In this series, Newsweek maps the road to 9/11 as it happened 20 years ago, day by day.

Mohammed Atta was in Fort Lee, New Jersey, on August 12 when he stopped to use an Internet cafe called "Web Station." He was on his way to Washington DC, where he boarded a flight the next day to Las Vegas. On his agenda: one last face-to-face meeting with Hani Hanjour, the only pilot not of the Hamburg group and the only one not living and training in Florida.

As "emir" of the American plot, Atta was chief planner, trainer, financial and logistical manager, and part psychologist, keeping everyone on track and motivated over a period of 19 months. Most important, he ultimately had the authority to choose the targets and the date of the attack. Al Qaeda central in Afghanistan said it wanted to hit one military, one political and one financial target—and Osama bin Laden was particularly interested in hitting the U.S. Capitol building—but Atta had the final say based on the conditions on the ground.

Atta's journey to radicalism began in 1996 when, during the Israel invasion of southern Lebanon, civilians were accidently killed inside a U.N. compound at a small village named Qana. The incident at Qana became a rallying cry for Islamists. In his August 1996 "fatwa," Osama bin Laden said, in addressing his fellow Muslims, "Your blood has been spilt in Palestine and Iraq, and the horrific images of the massacre in Qana in Lebanon are still fresh in people's minds." Atta, then in Hamburg as a student, pledged his life on behalf of bin Laden.

In Hamburg, Atta was leader of a group of young Arab men that included the two other pilots of the so-called "Hamburg Four," Marwan al-Shehhi and Ziad Jarrah. The four—including Ramzi Bin al-Shibh—went to Afghanistan in 1999 and met with bin Laden and other al Qaeda leaders. There they were told of the planes operation and the role al Qaeda would like them to play: to become the pilots to attack America. They received training from Khalid Sheikh Mohammed in Pakistan before returning to Germany and their home countries to get new passports and start the process of disconnecting from their lives and preparing to move to America.

In addition to learning to fly, the pilot hijackers needed to become familiar with the layout and routines of the specific models of the airliners they would hijack, and in addition to watching training and promotional videos, each took multiple flights in First Class to observe the ebb and flow of the typical domestic flight. On June 28, Atta made the first of two trips to Las Vegas, a flight that originated from Boston Logan, his first reconnaissance from the airport that he would ultimately use to board American Airlines Flight 11 and fly into the North Tower of the World Trade Center.
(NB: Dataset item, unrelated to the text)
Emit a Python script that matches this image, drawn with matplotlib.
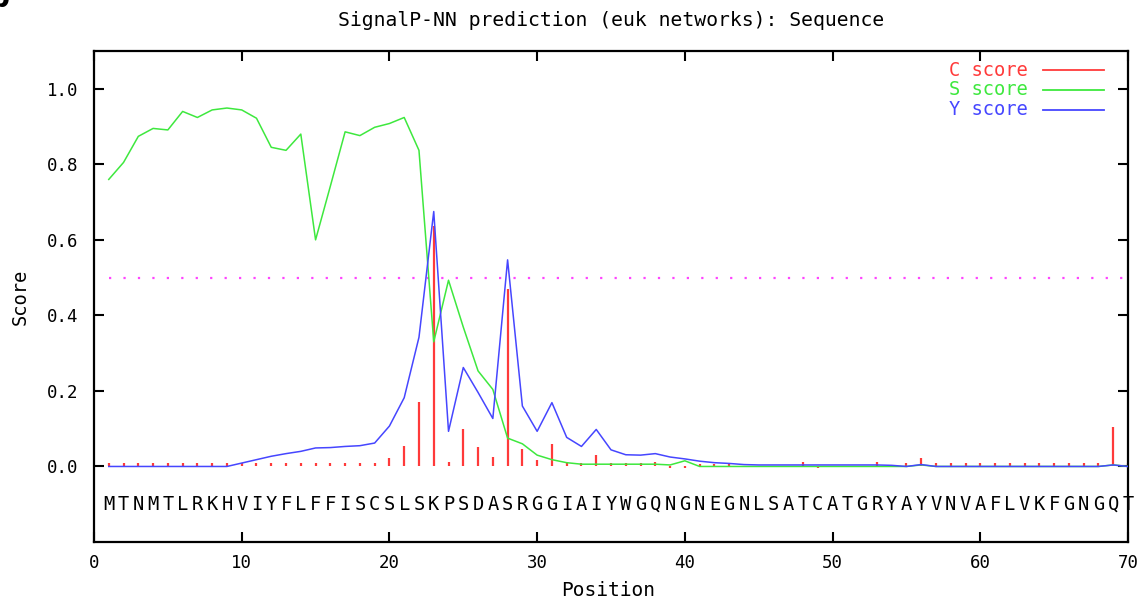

9/11 hijackers terrorism WTC Mohammed Atta
Surveillance camera photographs of suspected hijackers Mohammed Atta (R) and Abdulaziz Alomari (C) passing through airport security September 11, 2001 at Portland International Jetport in Maine. They then flew to Boston and boarded AA11, which... U.S. Navy/Getty Images

When Atta arrived in Las Vegas the second time, he met up with Hanjour, evidently to discuss the makeup of his team and his target of attack (the Pentagon). The 9/11 Commission would later write, "Beyond Las Vegas's reputation for welcoming tourists, we have seen no credible evidence explaining why, on this occasion and others, the operatives flew to or met in Las Vegas."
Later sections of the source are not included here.